Met de officier van justitie is de rechtbank van oordeel dat het verweer niet kan slagen. De rechtbank heeft al eerder (onder andere op 24 mei 2016 [1] ) uitspraak gedaan op een overleveringsverzoek uit Polen, waarin zij is ingegaan op de detentieomstandigheden in de gevangenissen in Polen. Daarbij is vastgesteld dat uit de beschikbare gegevens over de algemene detentieomstandigheden in Polen niet blijkt van een reëel gevaar voor onmenselijke of vernederende behandeling zoals bedoeld in artikel 4 Handvest. Niet is gebleken van nieuwe objectieve, betrouwbare, nauwkeurige en naar behoren bijgewerkte gegevens over de detentieomstandigheden in Polen die aanzetten tot het wijzigen van dat oordeel. Het verweer wordt daarom verworpen.

8.Slotsom

Nu is vastgesteld dat het EAB voldoet aan de eisen van artikel 2 OLW en ook overigens geen weigeringsgronden aan de overlevering in de weg staan, dient de overlevering te worden toegestaan.

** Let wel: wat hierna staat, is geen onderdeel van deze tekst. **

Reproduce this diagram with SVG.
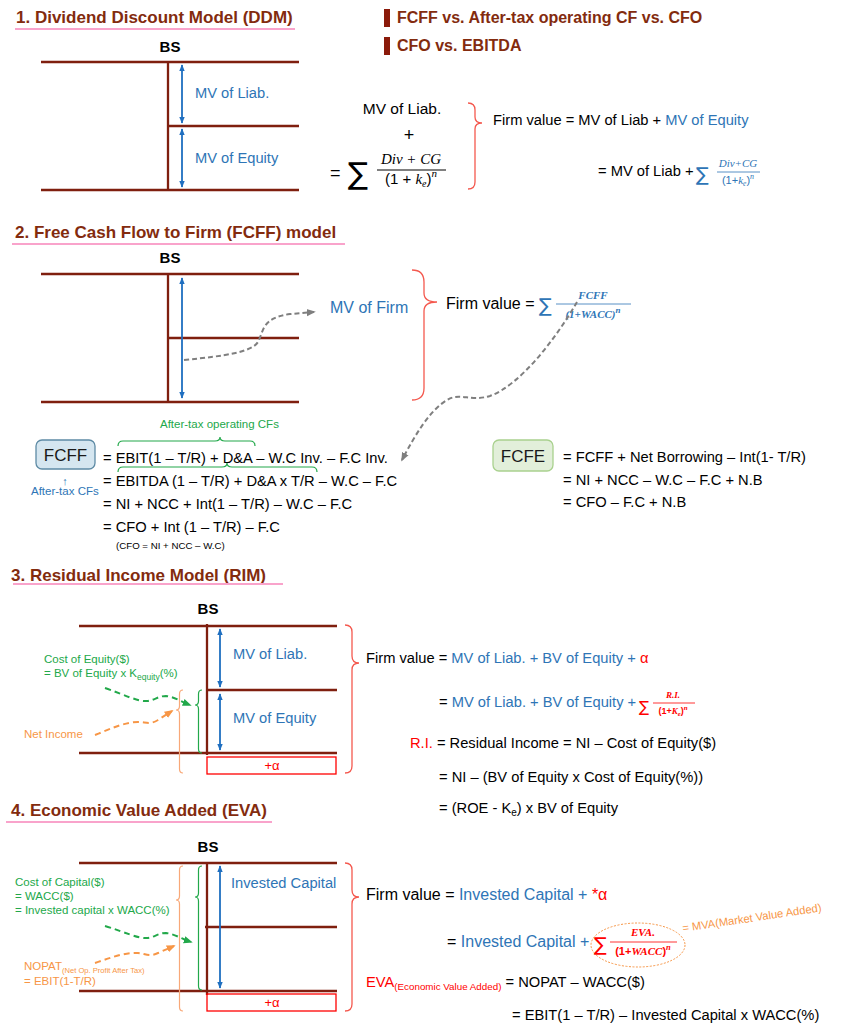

9.Toepasselijke wetsbepalingen

De artikelen 47, 285, 300 en 312 Wetboek van Strafrecht, artikel 8 Wegenverkeerswet 1994 en de artikelen 2, 5, 7 en 12 OLW.

10.Beslissing

STAAT TOEde overlevering van
[opgeëiste persoon]aan
the Regional Court in Poznań(Polen) ten behoeve van de tenuitvoerlegging van de vrijheidsstraffen, te ondergaan op het grondgebied van de uitvaardigende lidstaat, wegens de feiten waarvoor zijn overlevering wordt verzocht.
Aldus gedaan door
mr. A.K. Glerum voorzitter,
mrs. C. Klomp en M.T.C. de Vries, rechters,
in tegenwoordigheid van mr. A.T.P. van Munster, griffier,
en uitgesproken ter openbare zitting van 27 maart 2018.
Ingevolge artikel 29, tweede lid, OLW staat tegen deze uitspraak geen gewoon rechtsmiddel open.

Voetnoten

1.Rechtbank Amsterdam, 24-5-2016, ECLI:NL:RBAMS:2016:3081.